Why Transfer Trimurthulu Matters Beyond Just a Comeback Film
Telugu cinema has always had a complicated relationship with political thrillers. When done right, they become cultural talking points that outlast their box office numbers. The trailer for Transfer Trimurthulu positions itself firmly in that ambitious bracket. This is not a film about a hero defeating villains. It is a film about what happens when a completely ordinary person refuses to accept that the truth can stay buried simply because powerful people want it to.

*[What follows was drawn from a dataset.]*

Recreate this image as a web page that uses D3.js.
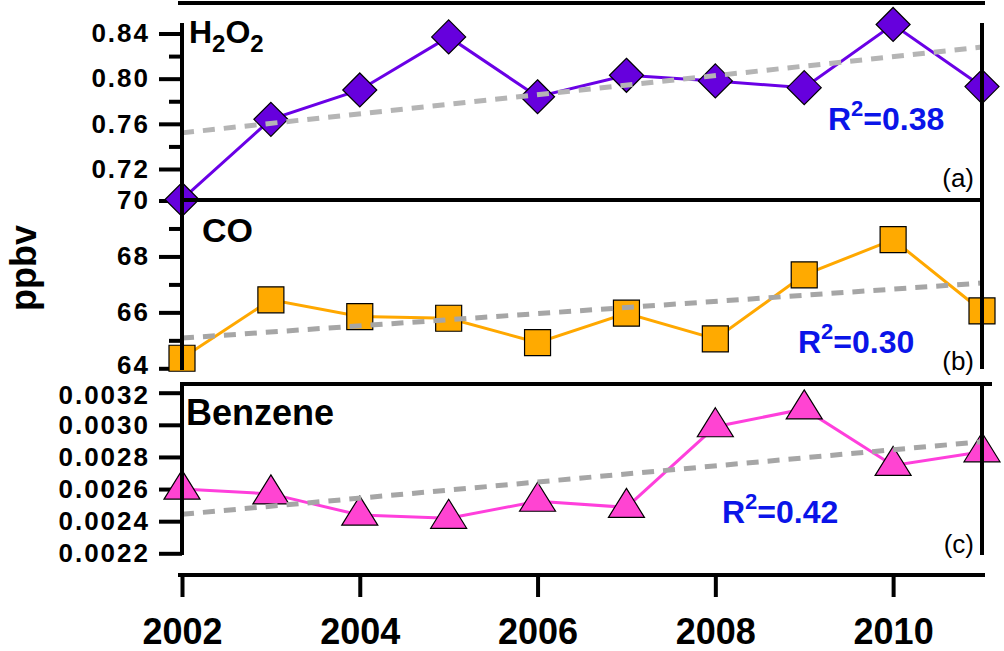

That the vehicle for this story is Vadde Naveen returning after years away only adds another layer of resonance. His own journey, an actor who stepped back and is now stepping forward with purpose, mirrors the character he is playing. Both Trimurthulu and Naveen himself are proving that absence does not mean irrelevance. A June 19 release gives this film a clean run, and if the trailer is any indication of what waits inside, that date is going to feel significant for Tollywood.
June 19
Transfer Trimurthulu Theatrical Release.
Verdict on the Trailer
Transfer Trimurthulu’s trailer arrives like a quiet thunderclap — measured, confident, and genuinely gripping from the first frame to the last. Vadde Naveen does not simply return in this film; he reclaims his space with a performance that already looks like one of the most interesting things to come out of Telugu cinema this year. Director Kamal Teja Narla shows a filmmaker who knows the difference between a thriller that looks dark and a thriller that actually is. June 19 cannot arrive soon enough.